I'm pretty happy about it.
But I'm kind of getting what I call the 'first month body distortion' where I seemingly get fatter because suddenly I'm paying more attention to my body whereas before I was just ignoring it as much as possible.
I am back down to the weight I started the summer at and I'm quickly heading to the weight I was last year when I turned 21, which is very good.
The best part is I've been binge free 19 days and I have no intention of stopping! It really is this new WOE. I haven't been this comfortable around food in so long.
I do have some fears. It's still so early in the weight loss part. I've lost 20lbs before many times, and then just put it back on the. I think I'll breathe a sigh of relief when I've lost 30lbs and on because I haven't done that since I was 17. It'll mean something is really different this time, as if the newfound control around food and lack of binging wasn't enough of a sign!
I am generally very content these days. Three weeks ago I was panicking nearly every day. I'd either count calories all day and blow it at night or I'd just not count calories but I'd catch myself in a mirror or my jeans would be a little extra tight. I wasn't happy with myself either way.
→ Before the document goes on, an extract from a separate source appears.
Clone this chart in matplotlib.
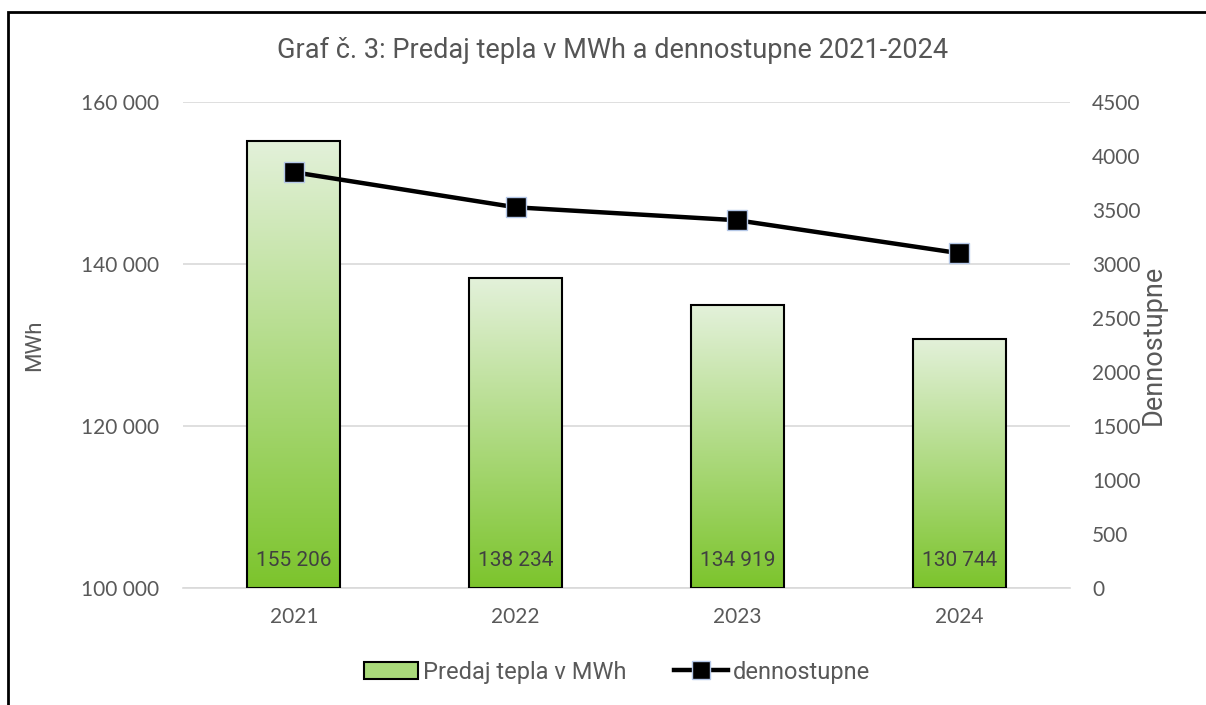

I'm just really trying to stay focused. I'm afraid I'll become so blasé about it that I'll start slipping, but sugar and simple carbs have just become a no-no. I just don't eat them. If anyone asks I'll say I have an allergy. I'm done with them. Some people can't eat dairy without unpleasant repercussions and I can't eat bread or sugar without become obese. :P
But I'm happy, happier than I've ever been with food and my body. I just wanted to say I wouldn't have had the strength to give this new WOE my all if it weren't for all the wonderful people on 3FC!